By T. Jayani, JadeTimes News
Volvo Cars (VOLCARb.ST) has begun relocating the production of its Chinese manufactured electric vehicles (EVs) to Belgium, anticipating the European Union's impending crackdown on imports subsidized by Beijing, according to a report by the Times on Saturday. Majority owned by China's Geely, Volvo had been contemplating halting sales of Chinese built EVs to Europe if tariffs were imposed, the report noted, citing company insiders. However, the shift in production of Volvo's EX30 and EX90 models from China to Belgium is expected to eliminate the need for such a measure, and the company has stated that suspending sales of China made EVs is no longer under consideration.

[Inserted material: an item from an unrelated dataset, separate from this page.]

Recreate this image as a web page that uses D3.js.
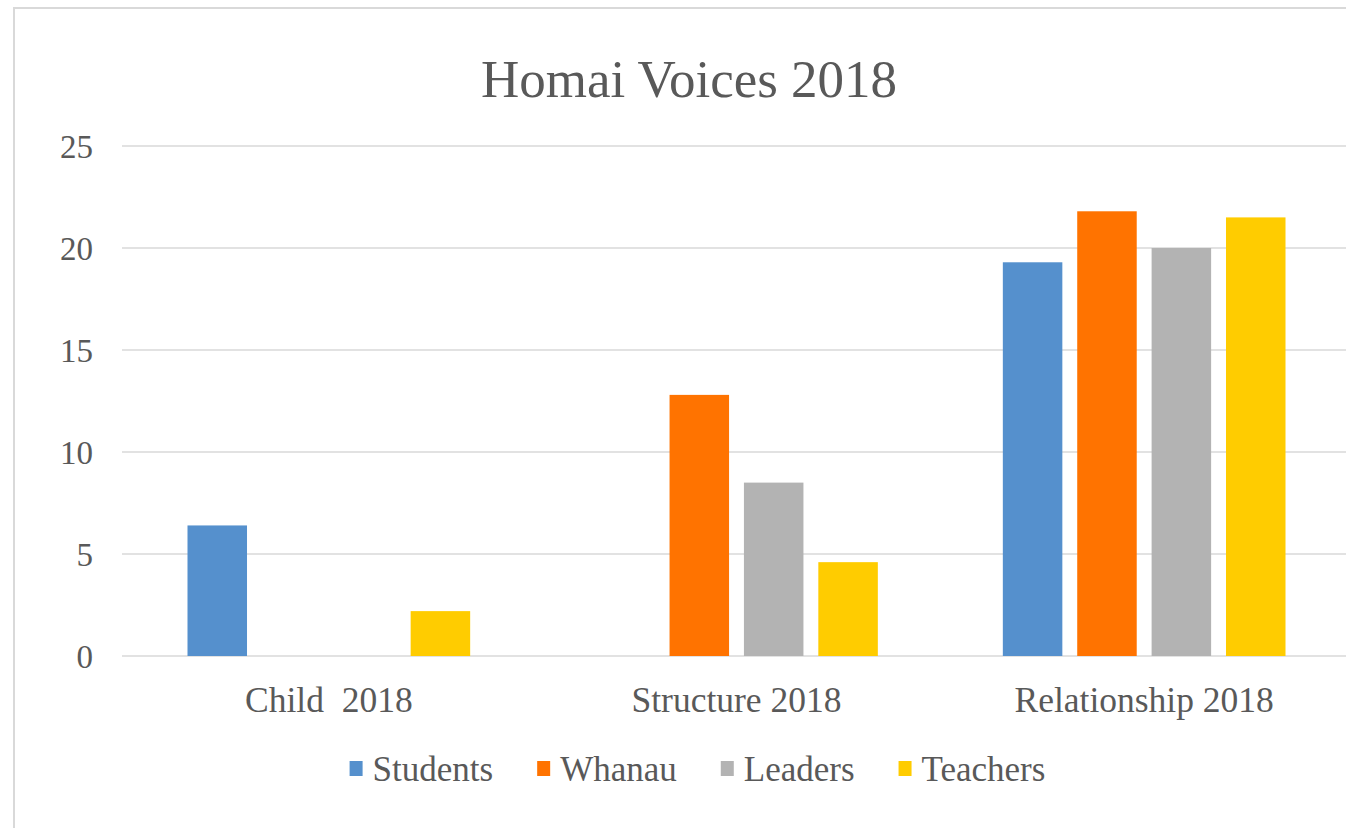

The Times also indicated that production of certain Volvo models destined for the United Kingdom could be transferred to Belgium. Volvo did not immediately respond to a Reuters request for comment outside regular business hours.
The European Commission, which manages trade policy for the 27 nation EU, initiated an investigation last year to determine if fully electric vehicles manufactured in China were benefiting from unfair subsidies and should be subjected to additional tariffs. This anti subsidy investigation, officially launched on October 4, can last up to 13 months, with the possibility of imposing provisional anti subsidy duties within nine months of the probe's commencement.
Tensions between China and the EU have been exacerbated by China's closer relationship with Moscow following Russia's invasion of Ukraine. The EU is striving to lessen its dependency on China, particularly for essential materials and products critical to its green transition.